To asses the prediction accuracy and stability of my MLB dataset, I will now use the logistic regression model previously used in other posts. Firstly, I divided my data into training and test data sets. I selected 70% of team season statistics for the training set. Down bellow is code and dimensions for the new datasets.

Secondly, I build the logistic regression model to predict teams with a .500 winning percentage using home runs, walks, and runs batted in.

When I run the model for the training data set, it seems that home runs is a significant predictor. However significance also depends on what smaller set of data we use. Using this, my model equation is:

log(p/(1-p))=-15.61-.03*HR-.01*BB+.02*RBI, where P is probability that a team has a winning percentage over .500. Using this, I can make predictions using the model equation in the photo bellow.

Using these predictions, I can round predictions to 0 and 1’s, giving me a no or yes prediction for each subject.

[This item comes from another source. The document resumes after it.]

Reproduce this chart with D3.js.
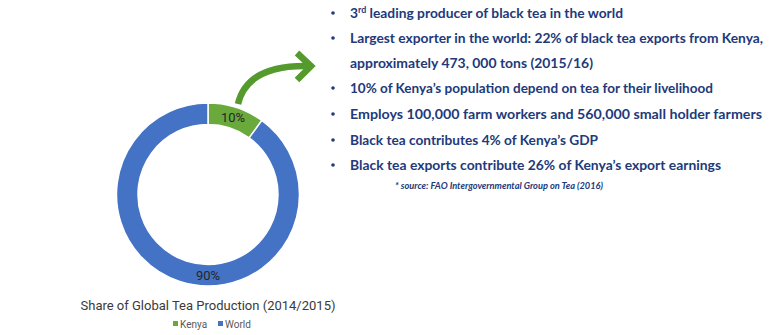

I can now use confusion matrices to compare trnpred and tstpred to actual values which are trnactual and tstactual. Listed bellow is R outputs for the matrices.

Because the percentages have quite a range, this means that the model is not quite stable. Also having percentages without a decimal point before hand means that there might be an error with my code. Further more, using cmf1 it shows that my model is inaccurate 128% of the time if you add up 105 and 23. So it looks as if this isn’t a very reliable model unless there is an issue with my code.